CKDU runs ad spots from a variety of advertisers, usually local nightspots and other businesses aimed at young adult clients. The station also airs community announcements for no fee. The fundraising drives are conducted both by calling previous supporters of the station and by soliciting donations on air. On air donations are sometimes rewarded with prizes of some kind, supplied by the programmer or local businesses. In addition, government and some other grants help with both general revenue and funding for specific projects.

==Facilities==
CKDU is located on the fourth floor of the Dalhousie Student Union Building (6136 University Ave.) and is accessible to the general public. The facilities consist of a main lobby/waiting room, three offices for the paid station administration, the station's record collection room, a maintenance room, a production studio (PCR) and the Master Control room (MCR) itself.

The broadcast booth houses the station's CD collection, as well as new releases for easy access by the programmers. The equipment consists of a pair of Technics SL-1200s, a mixer and mixing board, a number of CD decks, an audio-enabled computer, inputs for external devices, and a reel-to-reel machine. The booth is furnished with numerous chairs for the programmers and guests.
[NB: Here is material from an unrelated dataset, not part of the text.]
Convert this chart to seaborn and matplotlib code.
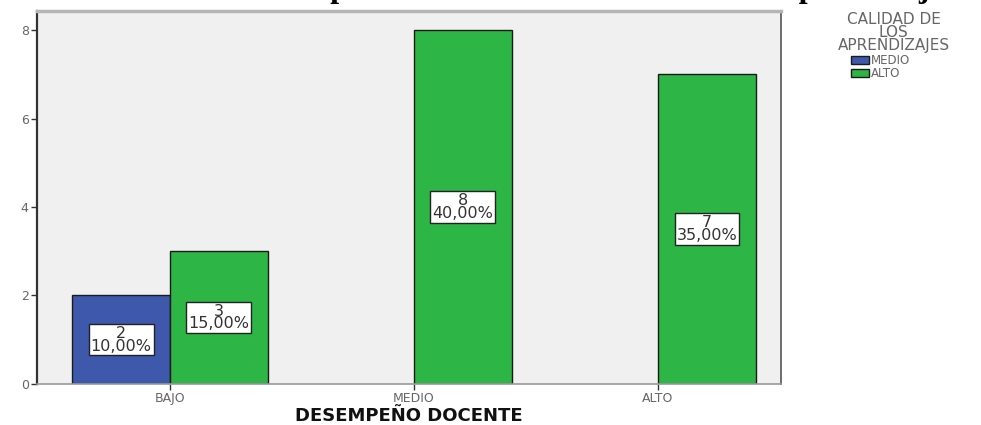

==CKDU presenters and alumni==

- Buck 65 - hip-hop artist, hosted the show "The Bassment", later renamed "The Treatment"
- Jesse Dangerously - nerdcore hip hop artist and former host of "The Pavement", renamed from "The Treatment"
- Jane Farrow - worked as program director and show host, later worked as a producer and show host for the Canadian Broadcasting Corporation
- Jay Ferguson of the band Sloan produced and hosted a music program on CKDU-FM in the 1980s.
- Skratch Bastid - hip-hop DJ, also hosted "The Treatment"
- Matt Murphy - hosted Little Orton Hoggett radio show, musician in The Super Friendz and TUNS
- Lex Gigeroff - former manager in the early FM days, later credited as a creator of scifi show Lexx
- Mike Catano - member of indie rock band North of America amongst others
- Walter Kemp, host of "Saturday Morning Musical Box" (classical music) since 1985.
- Bev Lamb, host of "Touchstone", (folk music) since 1985.